The preliminary design for the Arch called for guy cables at about the 530-foot mark to stabilize the structure. Computations indicated that such stabilization would require one 6-inch or two 3-inch cables on each leg - resulting inconsiderable cost, as reuse of the cables would not be practicable. This, and some additional problems with the cables, led designers to the idea of using a stabilizing strut or truss at the 530-foot level.

When this level was reached, the two creeper derricks working together raised and positioned a steel stabilizing truss 255 feet long, which connected the ends of the two legs and braced them against each other while the remaining sections were put in place to complete the Arch. The bridge-like truss was shop fabricated of small wide-flange beams and tubular members made from high-strength constructional alloy steel. It was assembled at the site with 325 high-strength bolts and lifted into place as a unit.

The truss was 40 feet wide, 15 feet deep and weighed about 60 tons. It was connected to the Arch by means of a steel harness fitted around each leg so that the loads due to the increased weight and wind force on each leg would be transferred directly to the foundations. Two 45-ton horizontal jacks were used at each end, at the points of contact of the strut and the harness, to fit the brace against the legs.
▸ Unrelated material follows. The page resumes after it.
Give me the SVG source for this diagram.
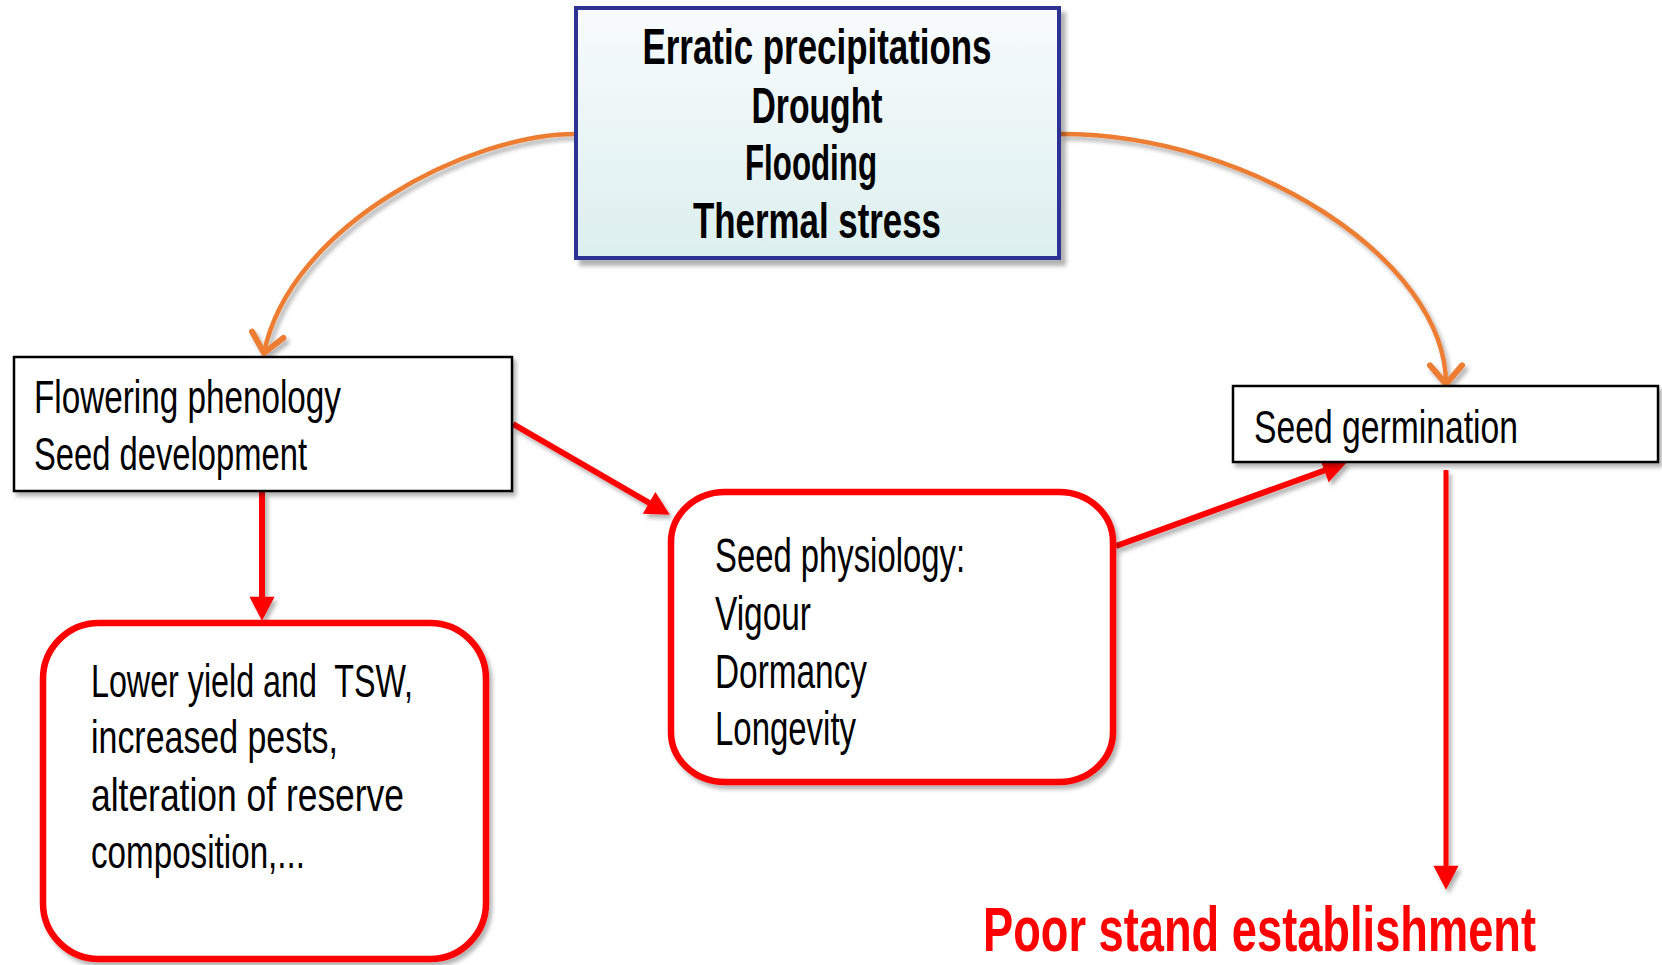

After the stabilizing truss was erected, 21 sections were added to each leg. The next step was to put the final "keystone" section into place to complete the Arch. A jacking frame was used to exert pressure against the two legs so that this section could be set in. With the Arch completed, the stabilizing strut was lowered by the creeper derricks before they started their trip down the legs, dismantling and lowering their tracks as they progressed. At the same time the bolt holes in the stainless-steel surface were plugged and ground smooth.

An important phase of the project was the method of survey control. Triangulation was used with the aid of four monuments, which formed a rectangle 300 x 720 feet around both center lines of the Arch. By using the two north monuments for triangulation on the south leg, and the two south monuments for triangulation on the north leg, all three corners of each leg could be seen. All survey work was done at night to eliminate distortion caused by the sun's rays striking one side of the Arch while the other two sides were in shadow.
Stabilizing truss in place on the Gateway Arch.
The stabilizing truss in place on the Gateway Arch.